Web Scraping with Python Code 에 대한 코드를 정리하였다.

Ch03. 크롤링 시작하기

3.1 단일 도메인 내의 이동

  • 여러사이트를 이동하는 스크레이퍼를 통해 크롤링
  • 핵심은 재귀, 무한 반복
  • 반드시 대역폭에 세심한 주의 기울여야, 타겟 서버 부하 줄일 방법 강구

링크 목록 가져오기

  • ‘a’ -> ‘href’ 을 뽑아옴
  • 문제 : 이상한 링크들이 따라옴
  • 해결 :
    • id가 bodyContent인 div안에 있다.
    • URL에는 세미콜론이 포함되어 있지 않다.
    • URL은 /wiki/로 시작한다.
from urllib.request import urlopen
from bs4 import BeautifulSoup 

html = urlopen('http://en.wikipedia.org/wiki/Kevin_Bacon')
bs = BeautifulSoup(html, 'html.parser')
for link in bs.find_all('a'):
    if 'href' in link.attrs:
        print(link.attrs['href'])
/wiki/Wikipedia:Protection_policy#semi
#mw-head
#p-search
/wiki/Kevin_Bacon_(disambiguation)
/wiki/File:Kevin_Bacon_SDCC_2014.jpg
/wiki/Philadelphia
/wiki/Pennsylvania
/wiki/Kyra_Sedgwick
/wiki/Sosie_Bacon
#cite_note-1
/wiki/Edmund_Bacon_(architect)
/wiki/Michael_Bacon_(musician)
/wiki/Holly_Near
http://baconbros.com/
#cite_note-2
#cite_note-actor-3
/wiki/Footloose_(1984_film)

Random Walk

from urllib.request import urlopen
from bs4 import BeautifulSoup
import datetime
import random
import re

# 무작위 항목
random.seed(datetime.datetime.now())

# /wiki/<article_name> 형태인 URL을 받고 링크된 항목 URL 목록 전체를 반환
def getLinks(articleUrl):
    html = urlopen('http://en.wikipedia.org{}'.format(articleUrl))
    bs = BeautifulSoup(html, 'html.parser')
    return bs.find('div', {'id':'bodyContent'}).find_all('a', href=re.compile('^(/wiki/)((?!:).)*$'))

# 무작위 링크를 선택
links = getLinks('/wiki/Kevin_Bacon')
while len(links) > 0:
    newArticle = links[random.randint(0, len(links)-1)].attrs['href']
    print(newArticle)
    links = getLinks(newArticle)
/wiki/David_Boreanaz
/wiki/Hal_Jordan
/wiki/Legion_of_Super-Villains
/wiki/Lucy_Lane
/wiki/Saturn_Girl
/wiki/The_Lightning_Saga
/wiki/Manhunters_(DC_Comics)
/wiki/Hector_Hammond
/wiki/Anti-Monitor
/wiki/Superman
/wiki/Eradicator_(comics)
/wiki/Morgan_Edge
/wiki/Teen_Titans
/wiki/Gnarrk
/wiki/Garth_(comics)
/wiki/Silas_Stone



---------------------------------------------------------------------------

KeyboardInterrupt                         Traceback (most recent call last)

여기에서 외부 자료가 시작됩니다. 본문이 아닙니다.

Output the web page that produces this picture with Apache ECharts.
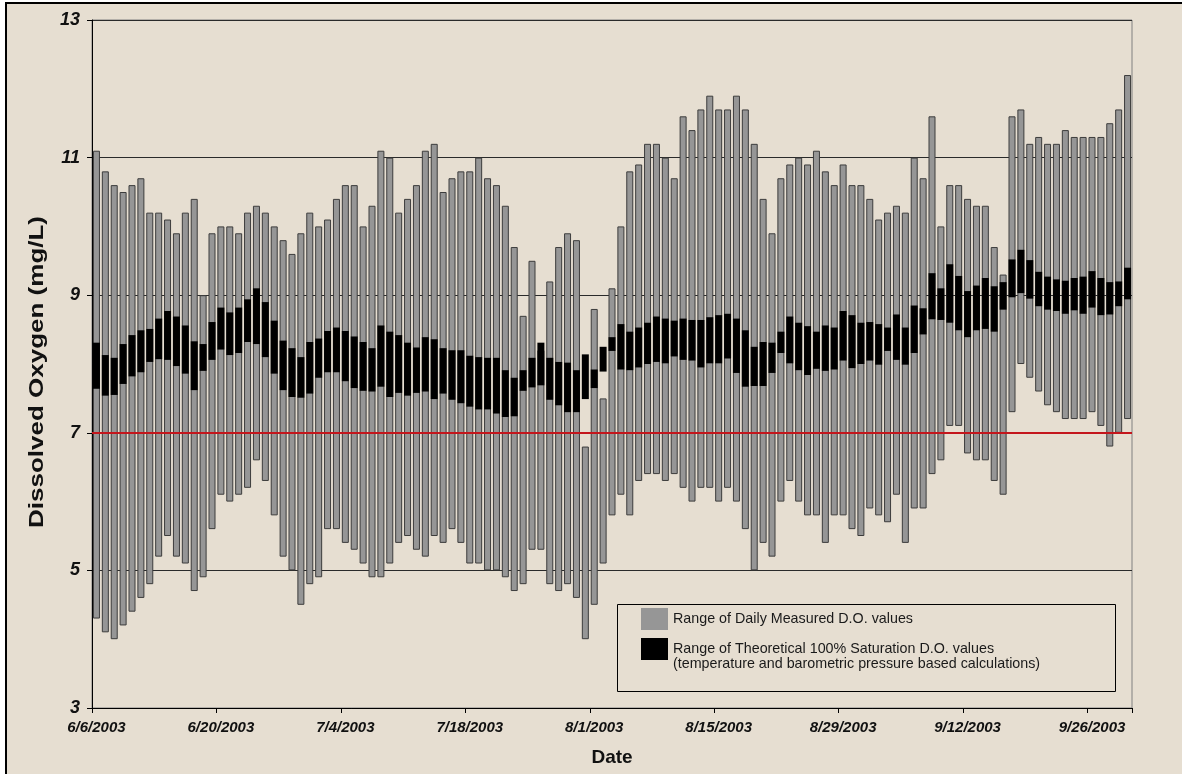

<ipython-input-2-ee18b17d20d4> in <module>
     15     newArticle = links[random.randint(0, len(links)-1)].attrs['href']
     16     print(newArticle)
---> 17     links = getLinks(newArticle)

3.2 전체 사이트 크롤링

  • 이전 섹션은 링크에서 링크로 웹사이트를 무작위 이동했다.
  • 여기선 모든 페이지를 어떤 시스템에 따라 분류해야할 떄 쓴다.
  • 유용할때
    • 사이트맵 생성 : 사이트 내부 접근 권한 없을때 크롤러로 내부 링크를 모두 수집해서 사이트맵 생성
    • 데이터 수집 : 뉴스 기사 같은거 수집 할때

Recursively crawling an entire site

from urllib.request import urlopen
from bs4 import BeautifulSoup
import re

pages = set()
def getLinks(pageUrl):
    global pages
    html = urlopen('http://en.wikipedia.org{}'.format(pageUrl))
    bs = BeautifulSoup(html, 'html.parser')
    for link in bs.find_all('a', href=re.compile('^(/wiki/)')):
        if 'href' in link.attrs:
            if link.attrs['href'] not in pages:
                #We have encountered a new page
                newPage = link.attrs['href']
                print(newPage)
                pages.add(newPage)
                getLinks(newPage)
getLinks('')
/wiki/Wikipedia
/wiki/Wikipedia:Protection_policy#semi
/wiki/Wikipedia:Requests_for_page_protection



---------------------------------------------------------------------------

KeyboardInterrupt                         Traceback (most recent call last)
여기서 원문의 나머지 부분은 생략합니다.